— start SUPPLIED ENTRIES —
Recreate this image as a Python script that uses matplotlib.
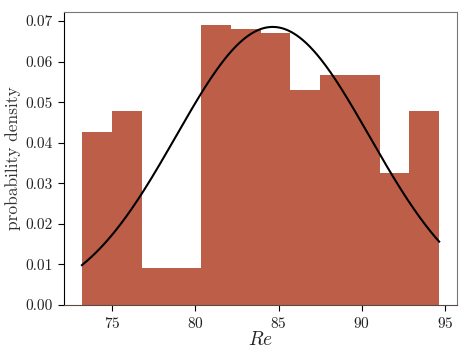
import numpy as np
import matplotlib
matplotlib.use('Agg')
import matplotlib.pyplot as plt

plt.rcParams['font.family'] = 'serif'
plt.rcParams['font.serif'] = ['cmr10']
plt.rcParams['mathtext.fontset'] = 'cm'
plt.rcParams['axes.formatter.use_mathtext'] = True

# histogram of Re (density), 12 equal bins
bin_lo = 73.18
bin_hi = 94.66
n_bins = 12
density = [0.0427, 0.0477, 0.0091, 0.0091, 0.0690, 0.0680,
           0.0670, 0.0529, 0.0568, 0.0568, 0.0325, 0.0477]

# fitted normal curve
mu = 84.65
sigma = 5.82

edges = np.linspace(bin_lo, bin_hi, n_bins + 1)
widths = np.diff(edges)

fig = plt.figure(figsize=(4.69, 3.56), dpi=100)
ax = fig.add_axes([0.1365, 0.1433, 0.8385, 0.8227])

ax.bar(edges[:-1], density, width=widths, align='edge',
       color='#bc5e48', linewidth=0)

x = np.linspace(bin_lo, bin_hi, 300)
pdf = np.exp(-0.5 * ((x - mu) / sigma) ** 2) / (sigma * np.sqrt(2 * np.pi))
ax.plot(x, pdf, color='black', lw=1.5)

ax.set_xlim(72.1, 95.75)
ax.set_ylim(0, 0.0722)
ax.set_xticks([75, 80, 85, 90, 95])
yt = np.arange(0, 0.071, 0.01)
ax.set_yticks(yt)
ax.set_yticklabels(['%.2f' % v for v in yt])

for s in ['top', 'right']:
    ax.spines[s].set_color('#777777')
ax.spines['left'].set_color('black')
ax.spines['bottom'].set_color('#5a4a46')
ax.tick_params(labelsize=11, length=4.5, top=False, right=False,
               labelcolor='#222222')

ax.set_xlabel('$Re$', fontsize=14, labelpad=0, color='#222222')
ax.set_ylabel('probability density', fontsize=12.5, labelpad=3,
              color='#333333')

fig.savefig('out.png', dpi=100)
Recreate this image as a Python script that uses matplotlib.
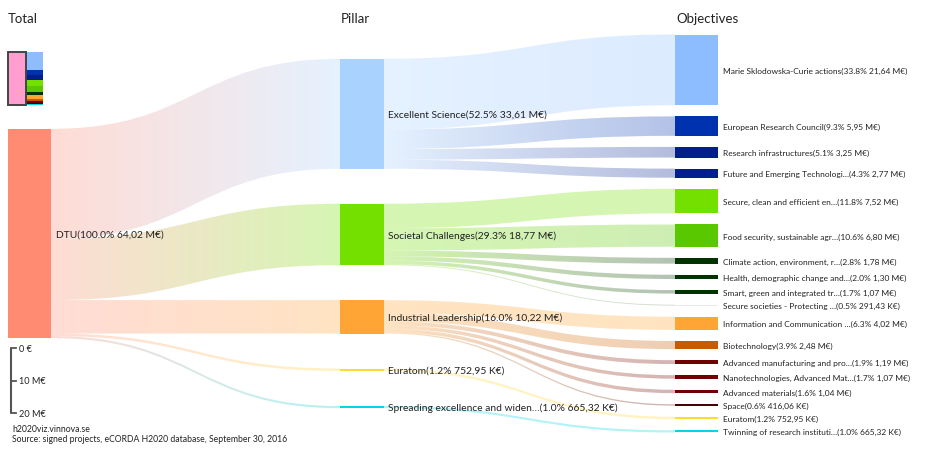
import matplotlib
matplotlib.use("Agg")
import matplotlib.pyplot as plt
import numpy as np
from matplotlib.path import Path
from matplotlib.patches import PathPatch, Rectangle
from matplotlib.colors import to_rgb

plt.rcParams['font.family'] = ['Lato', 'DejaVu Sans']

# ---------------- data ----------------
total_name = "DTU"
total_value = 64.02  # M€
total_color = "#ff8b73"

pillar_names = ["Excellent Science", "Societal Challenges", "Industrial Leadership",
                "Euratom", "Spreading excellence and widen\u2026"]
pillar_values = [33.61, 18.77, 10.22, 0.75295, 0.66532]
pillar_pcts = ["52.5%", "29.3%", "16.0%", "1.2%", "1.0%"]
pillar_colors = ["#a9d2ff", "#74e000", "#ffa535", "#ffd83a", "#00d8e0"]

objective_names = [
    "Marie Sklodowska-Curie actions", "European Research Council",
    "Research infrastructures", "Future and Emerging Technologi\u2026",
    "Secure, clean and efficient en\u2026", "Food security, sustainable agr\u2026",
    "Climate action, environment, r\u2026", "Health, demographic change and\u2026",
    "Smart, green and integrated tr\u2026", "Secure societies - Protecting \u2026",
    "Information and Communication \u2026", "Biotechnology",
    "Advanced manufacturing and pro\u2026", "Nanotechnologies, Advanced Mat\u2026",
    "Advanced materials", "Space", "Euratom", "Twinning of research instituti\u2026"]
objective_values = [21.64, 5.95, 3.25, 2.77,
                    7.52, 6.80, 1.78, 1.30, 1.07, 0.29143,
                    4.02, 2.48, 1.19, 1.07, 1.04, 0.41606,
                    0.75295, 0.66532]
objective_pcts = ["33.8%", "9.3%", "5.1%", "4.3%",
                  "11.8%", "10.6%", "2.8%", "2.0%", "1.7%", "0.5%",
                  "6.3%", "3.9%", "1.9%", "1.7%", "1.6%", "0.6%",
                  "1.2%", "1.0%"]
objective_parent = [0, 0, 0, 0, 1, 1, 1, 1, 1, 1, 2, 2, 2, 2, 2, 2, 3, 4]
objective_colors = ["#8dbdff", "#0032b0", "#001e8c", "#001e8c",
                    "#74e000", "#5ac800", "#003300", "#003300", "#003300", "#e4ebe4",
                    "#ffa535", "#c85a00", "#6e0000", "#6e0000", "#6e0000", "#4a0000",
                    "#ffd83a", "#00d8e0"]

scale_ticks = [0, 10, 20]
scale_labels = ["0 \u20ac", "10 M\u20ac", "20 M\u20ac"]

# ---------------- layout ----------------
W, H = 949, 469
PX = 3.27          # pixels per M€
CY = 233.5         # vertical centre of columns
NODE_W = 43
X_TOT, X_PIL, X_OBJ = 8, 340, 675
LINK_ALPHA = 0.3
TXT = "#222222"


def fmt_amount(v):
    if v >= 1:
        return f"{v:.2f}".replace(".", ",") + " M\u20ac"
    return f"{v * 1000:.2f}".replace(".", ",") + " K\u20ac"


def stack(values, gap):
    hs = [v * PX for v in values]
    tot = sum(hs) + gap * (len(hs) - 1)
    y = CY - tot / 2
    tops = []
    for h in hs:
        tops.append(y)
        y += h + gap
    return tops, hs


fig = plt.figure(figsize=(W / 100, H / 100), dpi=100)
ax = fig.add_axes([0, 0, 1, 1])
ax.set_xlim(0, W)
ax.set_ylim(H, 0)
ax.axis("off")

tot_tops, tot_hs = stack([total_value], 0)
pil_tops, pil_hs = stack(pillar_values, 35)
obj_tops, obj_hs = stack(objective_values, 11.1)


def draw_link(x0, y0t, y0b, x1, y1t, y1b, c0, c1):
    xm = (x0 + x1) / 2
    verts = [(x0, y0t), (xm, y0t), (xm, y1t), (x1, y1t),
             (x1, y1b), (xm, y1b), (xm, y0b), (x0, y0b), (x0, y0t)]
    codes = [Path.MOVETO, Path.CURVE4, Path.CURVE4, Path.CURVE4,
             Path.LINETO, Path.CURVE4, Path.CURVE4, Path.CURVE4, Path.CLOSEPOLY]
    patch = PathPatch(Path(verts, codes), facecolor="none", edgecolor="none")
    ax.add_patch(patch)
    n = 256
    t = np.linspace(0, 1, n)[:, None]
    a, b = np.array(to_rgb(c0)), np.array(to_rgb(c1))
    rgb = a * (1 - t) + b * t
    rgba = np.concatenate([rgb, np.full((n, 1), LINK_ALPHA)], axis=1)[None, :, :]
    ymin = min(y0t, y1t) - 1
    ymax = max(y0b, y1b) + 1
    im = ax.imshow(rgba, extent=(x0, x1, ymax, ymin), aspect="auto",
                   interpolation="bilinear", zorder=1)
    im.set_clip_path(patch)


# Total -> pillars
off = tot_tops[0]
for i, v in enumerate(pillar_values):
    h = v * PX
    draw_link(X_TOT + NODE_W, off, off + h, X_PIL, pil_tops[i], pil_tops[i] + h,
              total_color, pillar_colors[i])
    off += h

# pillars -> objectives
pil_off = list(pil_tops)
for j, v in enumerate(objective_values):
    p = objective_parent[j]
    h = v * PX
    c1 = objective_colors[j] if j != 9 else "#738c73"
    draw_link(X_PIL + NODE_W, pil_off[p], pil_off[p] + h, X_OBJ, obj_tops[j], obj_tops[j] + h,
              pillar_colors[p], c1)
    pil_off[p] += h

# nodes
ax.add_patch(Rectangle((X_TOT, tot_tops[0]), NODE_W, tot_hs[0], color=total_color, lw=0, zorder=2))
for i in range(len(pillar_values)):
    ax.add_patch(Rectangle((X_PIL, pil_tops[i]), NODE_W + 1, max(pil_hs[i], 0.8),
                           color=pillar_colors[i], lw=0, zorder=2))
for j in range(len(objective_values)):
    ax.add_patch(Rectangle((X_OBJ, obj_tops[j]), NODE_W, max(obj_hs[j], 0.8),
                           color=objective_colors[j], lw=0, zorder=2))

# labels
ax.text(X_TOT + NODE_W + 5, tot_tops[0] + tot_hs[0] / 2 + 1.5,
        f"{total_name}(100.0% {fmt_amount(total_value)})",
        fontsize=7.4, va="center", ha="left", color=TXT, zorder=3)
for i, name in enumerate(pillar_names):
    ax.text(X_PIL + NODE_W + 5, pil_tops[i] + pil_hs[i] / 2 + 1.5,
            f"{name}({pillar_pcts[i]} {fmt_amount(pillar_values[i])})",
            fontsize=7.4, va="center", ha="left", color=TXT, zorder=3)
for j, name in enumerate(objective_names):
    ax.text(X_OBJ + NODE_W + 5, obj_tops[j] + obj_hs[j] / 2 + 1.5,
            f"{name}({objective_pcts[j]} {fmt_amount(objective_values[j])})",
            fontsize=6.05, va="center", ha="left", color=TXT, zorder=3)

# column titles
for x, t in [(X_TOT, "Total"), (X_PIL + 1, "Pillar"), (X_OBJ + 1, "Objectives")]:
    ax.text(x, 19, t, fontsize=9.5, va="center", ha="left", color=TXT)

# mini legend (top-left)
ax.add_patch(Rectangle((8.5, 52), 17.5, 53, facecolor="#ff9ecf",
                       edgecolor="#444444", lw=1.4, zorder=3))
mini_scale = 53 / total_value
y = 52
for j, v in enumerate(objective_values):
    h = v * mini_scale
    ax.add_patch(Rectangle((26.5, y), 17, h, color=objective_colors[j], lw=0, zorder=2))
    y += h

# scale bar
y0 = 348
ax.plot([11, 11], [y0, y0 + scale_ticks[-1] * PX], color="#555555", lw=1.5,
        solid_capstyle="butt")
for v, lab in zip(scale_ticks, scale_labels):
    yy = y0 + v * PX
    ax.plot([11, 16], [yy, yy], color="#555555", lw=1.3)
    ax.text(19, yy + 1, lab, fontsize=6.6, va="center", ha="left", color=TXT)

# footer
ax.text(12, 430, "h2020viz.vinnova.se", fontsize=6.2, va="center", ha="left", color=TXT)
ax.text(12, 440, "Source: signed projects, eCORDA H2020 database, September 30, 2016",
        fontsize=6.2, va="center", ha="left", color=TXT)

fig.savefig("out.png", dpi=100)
— end SUPPLIED ENTRIES —
### REQUIREMENTS
From the first line of the listing above, repeat every line through the one holding "color='#bc5e48', linewidth=0)". Both ends count, and pictures stay out.

### OUTPUT
Recreate this image as a Python script that uses matplotlib.
import numpy as np
import matplotlib
matplotlib.use('Agg')
import matplotlib.pyplot as plt

plt.rcParams['font.family'] = 'serif'
plt.rcParams['font.serif'] = ['cmr10']
plt.rcParams['mathtext.fontset'] = 'cm'
plt.rcParams['axes.formatter.use_mathtext'] = True

# histogram of Re (density), 12 equal bins
bin_lo = 73.18
bin_hi = 94.66
n_bins = 12
density = [0.0427, 0.0477, 0.0091, 0.0091, 0.0690, 0.0680,
           0.0670, 0.0529, 0.0568, 0.0568, 0.0325, 0.0477]

# fitted normal curve
mu = 84.65
sigma = 5.82

edges = np.linspace(bin_lo, bin_hi, n_bins + 1)
widths = np.diff(edges)

fig = plt.figure(figsize=(4.69, 3.56), dpi=100)
ax = fig.add_axes([0.1365, 0.1433, 0.8385, 0.8227])

ax.bar(edges[:-1], density, width=widths, align='edge',
       color='#bc5e48', linewidth=0)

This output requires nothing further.